Let us just take the Olympic games for example? Elite athletes do need to observe what is possible to achieve thus they deliberately COMPARE times and techniques as they study their competitors. They then evaluate their research to adjust their training. However when the athlete actually competes with others, their primary focus needs to be on striving for their personal best, to stay in their own lane and fiercely focus.
There are always going to be those around us that have differing levels of beauty, athletic ability, financial smarts, emotional wisdom and an intellectual capacity that make choices that we can learn from. Some people are shining examples; others are a bloody good warning. Both examples of what to do, and what not to do in life are equally valuable.

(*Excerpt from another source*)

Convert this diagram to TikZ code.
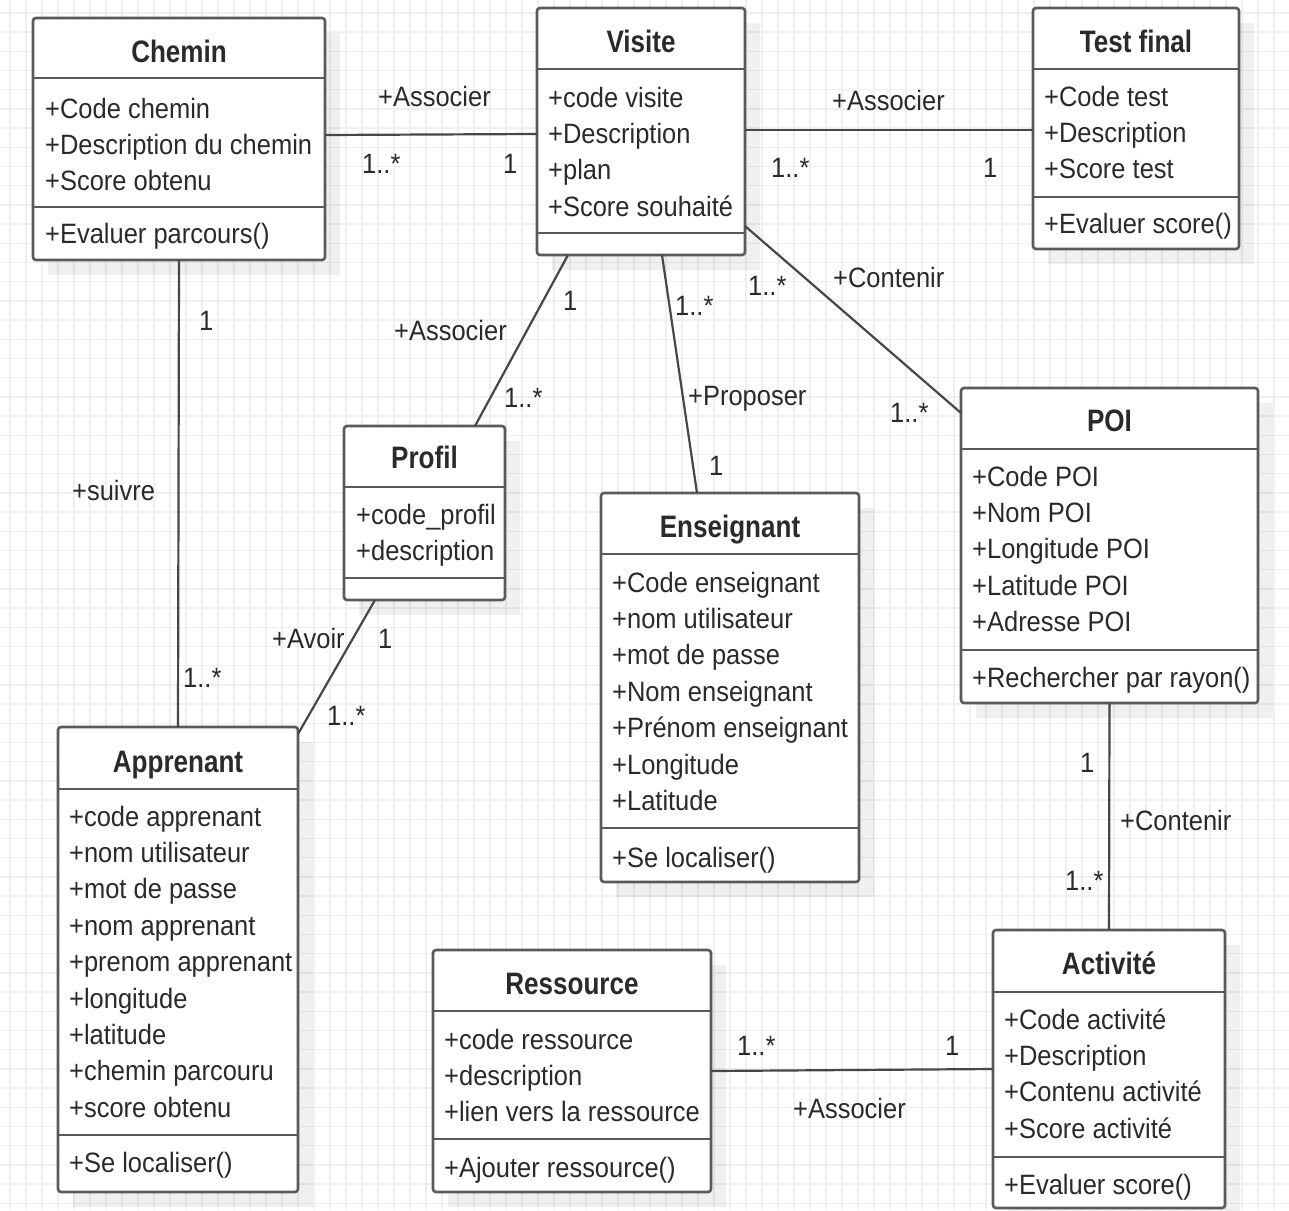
\documentclass[tikz,border=0pt]{standalone}
\usepackage{fontspec}
\setmainfont{Liberation Sans}[FakeStretch=0.91]
\newfontfamily\titlefont{Liberation Sans}[FakeStretch=0.84]
\usetikzlibrary{calc}
\definecolor{boxline}{HTML}{5A5A5A}
\definecolor{conn}{HTML}{474747}
\definecolor{gridc}{HTML}{EFEFEF}
\definecolor{txt}{HTML}{2A2A2A}
\tikzset{
  classnode/.style={rectangle, draw=boxline, line width=2.6pt, fill=white, rounded corners=3pt, inner sep=0pt, outer sep=0pt},
  sepline/.style={draw=boxline, line width=2.6pt},
  attr/.style={anchor=base west, inner sep=0pt, text=txt, font=\fontsize{28}{34}\selectfont},
  ctitle/.style={anchor=base, inner sep=0pt, text=txt, font=\titlefont\bfseries\fontsize{31}{36}\selectfont},
  assoc/.style={draw=conn, line width=2.2pt},
  mult/.style={attr},
  shadowbox/.style={fill=black, fill opacity=0.06},
  gridline/.style={draw=gridc, line width=1.5pt},
}
% #1 name, #2 x1, #3 y1, #4 x2, #5 y2, #6 title, #7 title baseline, #8 sep1, #9 sep2
\newcommand\umlclass[9]{%
  \fill[shadowbox] (#2+15,#3+15) rectangle (#4+15,#5+15);
  \node[classnode, anchor=north west, minimum width={#4-#2}, minimum height={#5-#3}] (#1) at (#2,#3) {};
  \node[ctitle] (#1-title) at ({(#2+#4)/2},#7) {#6};
  \draw[sepline] (#1.west |- 0,#8) -- (#1.east |- 0,#8);
  \draw[sepline] (#1.west |- 0,#9) -- (#1.east |- 0,#9);
}
% #1 name, #2 x, #3 first baseline, #4 list
\newcommand\umlattrs[4]{%
  \foreach \t [count=\i] in {#4} {\node[attr] (#1-a\i) at (#2,{#3+36.4*(\i-1)}) {\t};}
}
\begin{document}
\begin{tikzpicture}[x=1pt,y=-1pt]
\useasboundingbox (0,0) rectangle (1289,1210);
\fill[white] (0,0) rectangle (1289,1210);
\foreach \gx in {0,...,79} {\draw[gridline] ({10+16*\gx},0) -- ({10+16*\gx},1210);}
\foreach \gy in {0,...,62} {\draw[gridline] (0,{12.9+19.2*\gy}) -- (1289,{12.9+19.2*\gy});}

% Chemin
\umlclass{chemin}{33}{18}{325}{260}{Chemin}{62}{78}{207}
\umlattrs{chemin}{45}{118}{+Code chemin,+Description du chemin,+Score obtenu}
\node[attr] (chemin-m1) at (45,243) {+Evaluer parcours()};

% Visite
\umlclass{visite}{537}{8}{745}{255}{Visite}{52}{69}{233}
\umlattrs{visite}{548}{107}{+code visite,+Description,+plan,+Score souhaité}

% Test final
\umlclass{testfinal}{1033}{8}{1239}{249}{Test final}{52}{69}{197}
\umlattrs{testfinal}{1044}{106}{+Code test,+Description,+Score test}
\node[attr] (testfinal-m1) at (1044,233) {+Evaluer score()};

% Profil
\umlclass{profil}{344}{426}{505}{600}{Profil}{468}{487}{578}
\umlattrs{profil}{356}{524}{+code\_profil,+description}

% Enseignant
\umlclass{enseignant}{601}{493}{859}{882}{Enseignant}{537}{554}{828}
\umlattrs{enseignant}{612}{592}{+Code enseignant,+nom utilisateur,+mot de passe,+Nom enseignant,+Prénom enseignant,+Longitude,+Latitude}
\node[attr] (enseignant-m1) at (612,867) {+Se localiser()};

% POI
\umlclass{poi}{961}{388}{1258}{703}{POI}{431}{449}{650}
\umlattrs{poi}{972}{486}{+Code POI,+Nom POI,+Longitude POI,+Latitude POI,+Adresse POI}
\node[attr] (poi-m1) at (972,687) {+Rechercher par rayon()};

% Apprenant
\umlclass{apprenant}{58}{727}{298}{1192}{Apprenant}{772}{789}{1135}
\umlattrs{apprenant}{69}{826}{+code apprenant,+nom utilisateur,+mot de passe,+nom apprenant,+prenom apprenant,+longitude,+latitude,+chemin parcouru,+score obtenu}
\node[attr] (apprenant-m1) at (69,1172) {+Se localiser()};

% Ressource
\umlclass{ressource}{433}{950}{711}{1192}{Ressource}{994}{1011}{1139}
\umlattrs{ressource}{444}{1049}{+code ressource,+description,+lien vers la ressource}
\node[attr] (ressource-m1) at (444,1177) {+Ajouter ressource()};

% Activite
\umlclass{activite}{993}{930}{1225}{1208}{Activité}{974}{992}{1157}
\umlattrs{activite}{1004}{1029}{+Code activité,+Description,+Contenu activité,+Score activité}
\node[attr] (activite-m1) at (1004,1194) {+Evaluer score()};

% Connectors
\draw[assoc] ([yshift=4pt]chemin.east) -- ([yshift=-2.5pt]visite.west);
\draw[assoc] ([yshift=1.5pt]visite.east) -- ([yshift=-1.5pt]testfinal.west);
\draw[assoc] ([yshift=29pt]visite.south east) -- ([yshift=-25pt]poi.north west);
\draw[assoc] ([xshift=21pt]visite.south) -- ([xshift=-33pt]enseignant.north);
\draw[assoc] ([xshift=-73pt]visite.south) -- ([xshift=50.5pt]profil.north);
\draw[assoc] (chemin.south) -- (apprenant.north);
\draw[assoc] ([xshift=-49.5pt]profil.south) -- ([yshift=-7pt]apprenant.north east);
\draw[assoc] (poi.south) -- (activite.north);
\draw[assoc] (ressource.east) -- (activite.west);

% Labels
\node[mult] (l1a) at (378,106) {+Associer};
\node[mult] (l1b) at (362,173) {1..*};
\node[mult] (l1c) at (503,173) {1};
\node[mult] (l2a) at (832,110) {+Associer};
\node[mult] (l2b) at (771,177) {1..*};
\node[mult] (l2c) at (983,177) {1};
\node[mult] (l3a) at (833,287) {+Contenir};
\node[mult] (l3b) at (748,295) {1..*};
\node[mult] (l3c) at (890,422) {1..*};
\node[mult] (l4a) at (675,315) {1..*};
\node[mult] (l4b) at (688,405) {+Proposer};
\node[mult] (l4c) at (709,475) {1};
\node[mult] (l5a) at (563,310) {1};
\node[mult] (l5b) at (394,340) {+Associer};
\node[mult] (l5c) at (504,407) {1..*};
\node[mult] (l6a) at (199,330) {1};
\node[mult] (l6b) at (72,500) {+suivre};
\node[mult] (l6c) at (183,687) {1..*};
\node[mult] (l7a) at (272,648) {+Avoir};
\node[mult] (l7b) at (378,648) {1};
\node[mult] (l7c) at (327,725) {1..*};
\node[mult] (l8a) at (1080,772) {1};
\node[mult] (l8b) at (1120,830) {+Contenir};
\node[mult] (l8c) at (1065,890) {1..*};
\node[mult] (l9a) at (737,1055) {1..*};
\node[mult] (l9b) at (945,1055) {1};
\node[mult] (l9c) at (793,1118) {+Associer};
\end{tikzpicture}
\end{document}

As long as we are able to acknowledge when we COMPARE ourselves with another that variety is truly the spice of life and different from us does not always mean better or worse, COMPARISONS can be very informative and helpful. I often use Einstein’s words of wisdom when I find any of my Emotional Fitness clients emotionally beating themselves up with the fearful habit of COMPARSION.
Einstein’s little quote about COMPARISION I find delightfully comforting for I visualize it as I say it…
“Everybody is a genius. But if you judge a fish by its ability to climb a tree it will live it’s life believing it is stupid.”
Some of us just were not born to climb trees. Monkeys and fish are on this planet to experience life from very different perspectives. You and I are also here to have our own divinely unique experience. Our fingerprints are not duplicated, nor are our heart prints. So when it comes to COMPARISON in future hopefully these words may remind those goldfish amongst us, like me, to enjoy as we observe monkeys climbing and playing in the trees rather than envy them.
Letting go of fearful judgment that shadows COMPARSION is where many of us need to make some changes. Monkeys too may observe us goldfish with wonder and curiosity and hopefully a generous and non-judgmental heart.
Let’s remember to use the art of COMPARISON with a little more respect so we can live, learn, evolve and admire all the wondrous human differences surrounding us with an open and generous heart.